REQUIREMENTS:
Omit all images. Write out the rest of the material exactly.

PROVIDED MATERIAL:
○ ○ ○ ○

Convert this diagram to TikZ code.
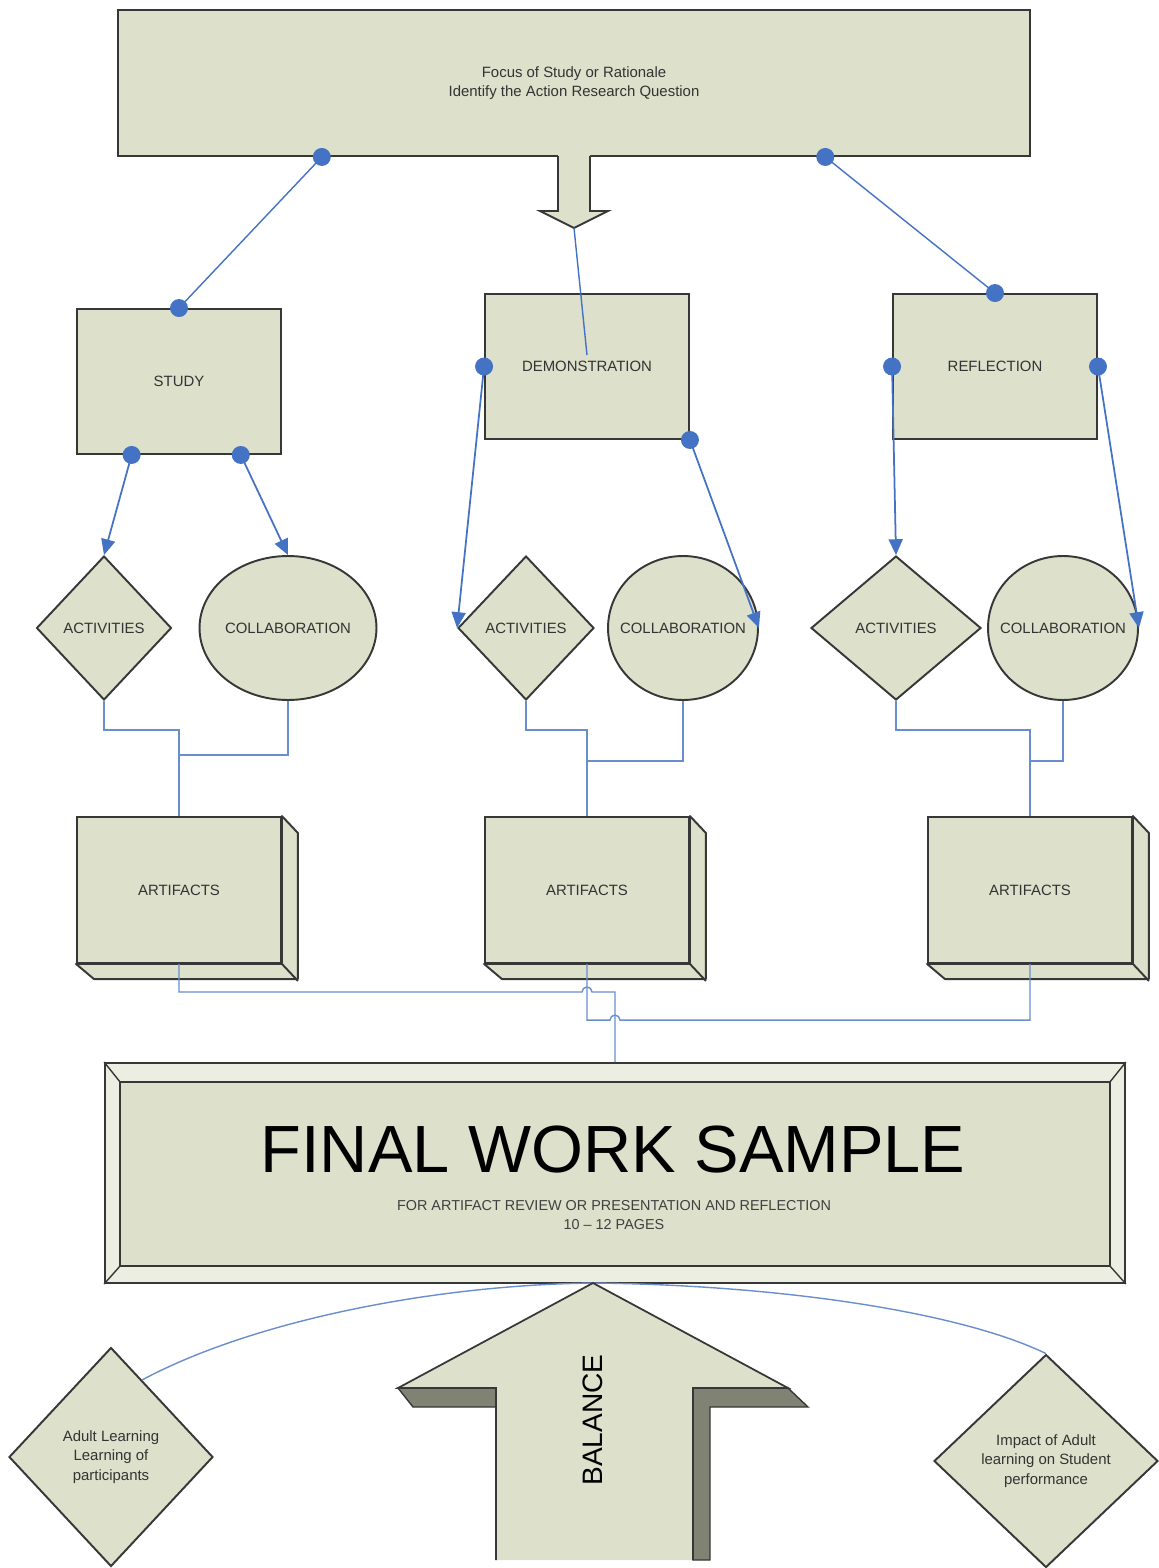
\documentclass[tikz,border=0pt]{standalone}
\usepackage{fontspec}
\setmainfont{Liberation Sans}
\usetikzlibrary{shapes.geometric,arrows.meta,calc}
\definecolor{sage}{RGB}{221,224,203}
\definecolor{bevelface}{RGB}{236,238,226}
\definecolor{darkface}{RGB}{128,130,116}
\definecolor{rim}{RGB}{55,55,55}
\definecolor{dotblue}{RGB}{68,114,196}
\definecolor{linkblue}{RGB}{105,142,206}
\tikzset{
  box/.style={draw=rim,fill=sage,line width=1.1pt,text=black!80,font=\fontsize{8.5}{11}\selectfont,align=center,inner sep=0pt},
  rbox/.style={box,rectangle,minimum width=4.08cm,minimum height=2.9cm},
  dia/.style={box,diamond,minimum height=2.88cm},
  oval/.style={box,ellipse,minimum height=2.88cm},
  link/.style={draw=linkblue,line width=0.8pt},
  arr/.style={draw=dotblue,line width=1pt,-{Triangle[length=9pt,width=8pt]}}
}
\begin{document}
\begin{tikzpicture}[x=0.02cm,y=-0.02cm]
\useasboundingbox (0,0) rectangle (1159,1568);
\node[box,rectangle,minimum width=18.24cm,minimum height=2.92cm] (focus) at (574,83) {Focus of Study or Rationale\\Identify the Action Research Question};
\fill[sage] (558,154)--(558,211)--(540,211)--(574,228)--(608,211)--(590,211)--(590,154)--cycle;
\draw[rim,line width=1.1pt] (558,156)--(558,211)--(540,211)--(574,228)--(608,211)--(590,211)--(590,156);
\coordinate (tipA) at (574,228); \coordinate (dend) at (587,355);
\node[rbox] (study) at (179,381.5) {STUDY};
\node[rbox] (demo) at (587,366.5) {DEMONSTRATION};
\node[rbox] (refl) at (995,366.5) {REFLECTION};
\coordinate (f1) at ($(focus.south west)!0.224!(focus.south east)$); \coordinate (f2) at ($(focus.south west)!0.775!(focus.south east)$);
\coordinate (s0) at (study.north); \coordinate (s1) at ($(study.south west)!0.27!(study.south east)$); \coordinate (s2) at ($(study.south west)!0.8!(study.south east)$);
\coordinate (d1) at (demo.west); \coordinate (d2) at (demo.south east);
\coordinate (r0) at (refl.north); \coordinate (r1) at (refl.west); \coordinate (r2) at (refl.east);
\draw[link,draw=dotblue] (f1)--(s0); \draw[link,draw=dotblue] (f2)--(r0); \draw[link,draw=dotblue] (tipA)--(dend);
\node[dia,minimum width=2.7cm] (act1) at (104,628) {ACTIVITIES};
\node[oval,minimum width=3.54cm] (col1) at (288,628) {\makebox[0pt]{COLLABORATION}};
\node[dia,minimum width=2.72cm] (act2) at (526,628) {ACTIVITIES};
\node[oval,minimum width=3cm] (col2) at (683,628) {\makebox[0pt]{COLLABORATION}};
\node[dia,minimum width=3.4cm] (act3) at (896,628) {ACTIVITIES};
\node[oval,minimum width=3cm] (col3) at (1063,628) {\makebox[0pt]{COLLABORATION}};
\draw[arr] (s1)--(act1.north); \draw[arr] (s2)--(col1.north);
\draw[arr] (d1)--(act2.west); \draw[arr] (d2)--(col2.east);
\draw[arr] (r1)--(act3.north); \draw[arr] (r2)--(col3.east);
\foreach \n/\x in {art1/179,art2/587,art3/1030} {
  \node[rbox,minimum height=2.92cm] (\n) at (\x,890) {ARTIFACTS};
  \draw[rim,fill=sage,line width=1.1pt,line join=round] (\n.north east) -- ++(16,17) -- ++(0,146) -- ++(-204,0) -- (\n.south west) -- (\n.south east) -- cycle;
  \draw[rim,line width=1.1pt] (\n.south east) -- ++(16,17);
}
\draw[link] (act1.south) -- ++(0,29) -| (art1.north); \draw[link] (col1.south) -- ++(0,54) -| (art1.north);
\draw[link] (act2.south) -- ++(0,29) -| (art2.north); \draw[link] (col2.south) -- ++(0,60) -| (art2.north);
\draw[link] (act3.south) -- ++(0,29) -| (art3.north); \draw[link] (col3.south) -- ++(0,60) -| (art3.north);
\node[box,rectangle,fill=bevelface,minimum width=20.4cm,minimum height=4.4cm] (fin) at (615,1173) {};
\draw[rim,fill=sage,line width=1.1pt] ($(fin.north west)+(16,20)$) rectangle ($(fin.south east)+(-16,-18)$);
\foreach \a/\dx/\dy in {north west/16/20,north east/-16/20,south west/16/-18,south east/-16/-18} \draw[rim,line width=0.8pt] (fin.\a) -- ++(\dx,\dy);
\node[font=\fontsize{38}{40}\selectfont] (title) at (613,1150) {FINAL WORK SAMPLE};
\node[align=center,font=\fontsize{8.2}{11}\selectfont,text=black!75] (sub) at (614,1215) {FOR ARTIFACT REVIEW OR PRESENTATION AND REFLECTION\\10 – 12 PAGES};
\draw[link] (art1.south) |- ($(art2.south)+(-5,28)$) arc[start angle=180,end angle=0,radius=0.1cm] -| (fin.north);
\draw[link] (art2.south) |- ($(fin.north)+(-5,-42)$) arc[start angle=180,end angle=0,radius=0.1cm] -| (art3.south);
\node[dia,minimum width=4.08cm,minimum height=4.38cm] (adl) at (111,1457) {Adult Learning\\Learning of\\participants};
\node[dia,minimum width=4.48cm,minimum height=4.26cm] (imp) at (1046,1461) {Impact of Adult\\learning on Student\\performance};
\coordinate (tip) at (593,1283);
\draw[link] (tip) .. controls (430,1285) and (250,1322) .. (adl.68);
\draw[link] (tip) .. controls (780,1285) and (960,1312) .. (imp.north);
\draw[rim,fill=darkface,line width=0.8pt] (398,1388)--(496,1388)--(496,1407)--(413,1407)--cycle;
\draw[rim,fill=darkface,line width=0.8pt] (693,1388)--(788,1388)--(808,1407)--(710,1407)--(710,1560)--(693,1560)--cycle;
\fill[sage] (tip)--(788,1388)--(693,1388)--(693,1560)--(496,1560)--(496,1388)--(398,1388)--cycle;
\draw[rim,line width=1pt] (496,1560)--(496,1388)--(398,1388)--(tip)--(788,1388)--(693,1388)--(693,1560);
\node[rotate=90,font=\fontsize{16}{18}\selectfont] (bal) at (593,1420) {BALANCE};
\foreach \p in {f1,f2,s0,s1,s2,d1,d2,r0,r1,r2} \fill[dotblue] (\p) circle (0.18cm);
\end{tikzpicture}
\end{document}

○ ○ ○ ○

FINISHED TASK:
Convert this diagram to TikZ code.
\documentclass[tikz,border=0pt]{standalone}
\usepackage{fontspec}
\setmainfont{Liberation Sans}
\usetikzlibrary{shapes.geometric,arrows.meta,calc}
\definecolor{sage}{RGB}{221,224,203}
\definecolor{bevelface}{RGB}{236,238,226}
\definecolor{darkface}{RGB}{128,130,116}
\definecolor{rim}{RGB}{55,55,55}
\definecolor{dotblue}{RGB}{68,114,196}
\definecolor{linkblue}{RGB}{105,142,206}
\tikzset{
  box/.style={draw=rim,fill=sage,line width=1.1pt,text=black!80,font=\fontsize{8.5}{11}\selectfont,align=center,inner sep=0pt},
  rbox/.style={box,rectangle,minimum width=4.08cm,minimum height=2.9cm},
  dia/.style={box,diamond,minimum height=2.88cm},
  oval/.style={box,ellipse,minimum height=2.88cm},
  link/.style={draw=linkblue,line width=0.8pt},
  arr/.style={draw=dotblue,line width=1pt,-{Triangle[length=9pt,width=8pt]}}
}
\begin{document}
\begin{tikzpicture}[x=0.02cm,y=-0.02cm]
\useasboundingbox (0,0) rectangle (1159,1568);
\node[box,rectangle,minimum width=18.24cm,minimum height=2.92cm] (focus) at (574,83) {Focus of Study or Rationale\\Identify the Action Research Question};
\fill[sage] (558,154)--(558,211)--(540,211)--(574,228)--(608,211)--(590,211)--(590,154)--cycle;
\draw[rim,line width=1.1pt] (558,156)--(558,211)--(540,211)--(574,228)--(608,211)--(590,211)--(590,156);
\coordinate (tipA) at (574,228); \coordinate (dend) at (587,355);
\node[rbox] (study) at (179,381.5) {STUDY};
\node[rbox] (demo) at (587,366.5) {DEMONSTRATION};
\node[rbox] (refl) at (995,366.5) {REFLECTION};
\coordinate (f1) at ($(focus.south west)!0.224!(focus.south east)$); \coordinate (f2) at ($(focus.south west)!0.775!(focus.south east)$);
\coordinate (s0) at (study.north); \coordinate (s1) at ($(study.south west)!0.27!(study.south east)$); \coordinate (s2) at ($(study.south west)!0.8!(study.south east)$);
\coordinate (d1) at (demo.west); \coordinate (d2) at (demo.south east);
\coordinate (r0) at (refl.north); \coordinate (r1) at (refl.west); \coordinate (r2) at (refl.east);
\draw[link,draw=dotblue] (f1)--(s0); \draw[link,draw=dotblue] (f2)--(r0); \draw[link,draw=dotblue] (tipA)--(dend);
\node[dia,minimum width=2.7cm] (act1) at (104,628) {ACTIVITIES};
\node[oval,minimum width=3.54cm] (col1) at (288,628) {\makebox[0pt]{COLLABORATION}};
\node[dia,minimum width=2.72cm] (act2) at (526,628) {ACTIVITIES};
\node[oval,minimum width=3cm] (col2) at (683,628) {\makebox[0pt]{COLLABORATION}};
\node[dia,minimum width=3.4cm] (act3) at (896,628) {ACTIVITIES};
\node[oval,minimum width=3cm] (col3) at (1063,628) {\makebox[0pt]{COLLABORATION}};
\draw[arr] (s1)--(act1.north); \draw[arr] (s2)--(col1.north);
\draw[arr] (d1)--(act2.west); \draw[arr] (d2)--(col2.east);
\draw[arr] (r1)--(act3.north); \draw[arr] (r2)--(col3.east);
\foreach \n/\x in {art1/179,art2/587,art3/1030} {
  \node[rbox,minimum height=2.92cm] (\n) at (\x,890) {ARTIFACTS};
  \draw[rim,fill=sage,line width=1.1pt,line join=round] (\n.north east) -- ++(16,17) -- ++(0,146) -- ++(-204,0) -- (\n.south west) -- (\n.south east) -- cycle;
  \draw[rim,line width=1.1pt] (\n.south east) -- ++(16,17);
}
\draw[link] (act1.south) -- ++(0,29) -| (art1.north); \draw[link] (col1.south) -- ++(0,54) -| (art1.north);
\draw[link] (act2.south) -- ++(0,29) -| (art2.north); \draw[link] (col2.south) -- ++(0,60) -| (art2.north);
\draw[link] (act3.south) -- ++(0,29) -| (art3.north); \draw[link] (col3.south) -- ++(0,60) -| (art3.north);
\node[box,rectangle,fill=bevelface,minimum width=20.4cm,minimum height=4.4cm] (fin) at (615,1173) {};
\draw[rim,fill=sage,line width=1.1pt] ($(fin.north west)+(16,20)$) rectangle ($(fin.south east)+(-16,-18)$);
\foreach \a/\dx/\dy in {north west/16/20,north east/-16/20,south west/16/-18,south east/-16/-18} \draw[rim,line width=0.8pt] (fin.\a) -- ++(\dx,\dy);
\node[font=\fontsize{38}{40}\selectfont] (title) at (613,1150) {FINAL WORK SAMPLE};
\node[align=center,font=\fontsize{8.2}{11}\selectfont,text=black!75] (sub) at (614,1215) {FOR ARTIFACT REVIEW OR PRESENTATION AND REFLECTION\\10 – 12 PAGES};
\draw[link] (art1.south) |- ($(art2.south)+(-5,28)$) arc[start angle=180,end angle=0,radius=0.1cm] -| (fin.north);
\draw[link] (art2.south) |- ($(fin.north)+(-5,-42)$) arc[start angle=180,end angle=0,radius=0.1cm] -| (art3.south);
\node[dia,minimum width=4.08cm,minimum height=4.38cm] (adl) at (111,1457) {Adult Learning\\Learning of\\participants};
\node[dia,minimum width=4.48cm,minimum height=4.26cm] (imp) at (1046,1461) {Impact of Adult\\learning on Student\\performance};
\coordinate (tip) at (593,1283);
\draw[link] (tip) .. controls (430,1285) and (250,1322) .. (adl.68);
\draw[link] (tip) .. controls (780,1285) and (960,1312) .. (imp.north);
\draw[rim,fill=darkface,line width=0.8pt] (398,1388)--(496,1388)--(496,1407)--(413,1407)--cycle;
\draw[rim,fill=darkface,line width=0.8pt] (693,1388)--(788,1388)--(808,1407)--(710,1407)--(710,1560)--(693,1560)--cycle;
\fill[sage] (tip)--(788,1388)--(693,1388)--(693,1560)--(496,1560)--(496,1388)--(398,1388)--cycle;
\draw[rim,line width=1pt] (496,1560)--(496,1388)--(398,1388)--(tip)--(788,1388)--(693,1388)--(693,1560);
\node[rotate=90,font=\fontsize{16}{18}\selectfont] (bal) at (593,1420) {BALANCE};
\foreach \p in {f1,f2,s0,s1,s2,d1,d2,r0,r1,r2} \fill[dotblue] (\p) circle (0.18cm);
\end{tikzpicture}
\end{document}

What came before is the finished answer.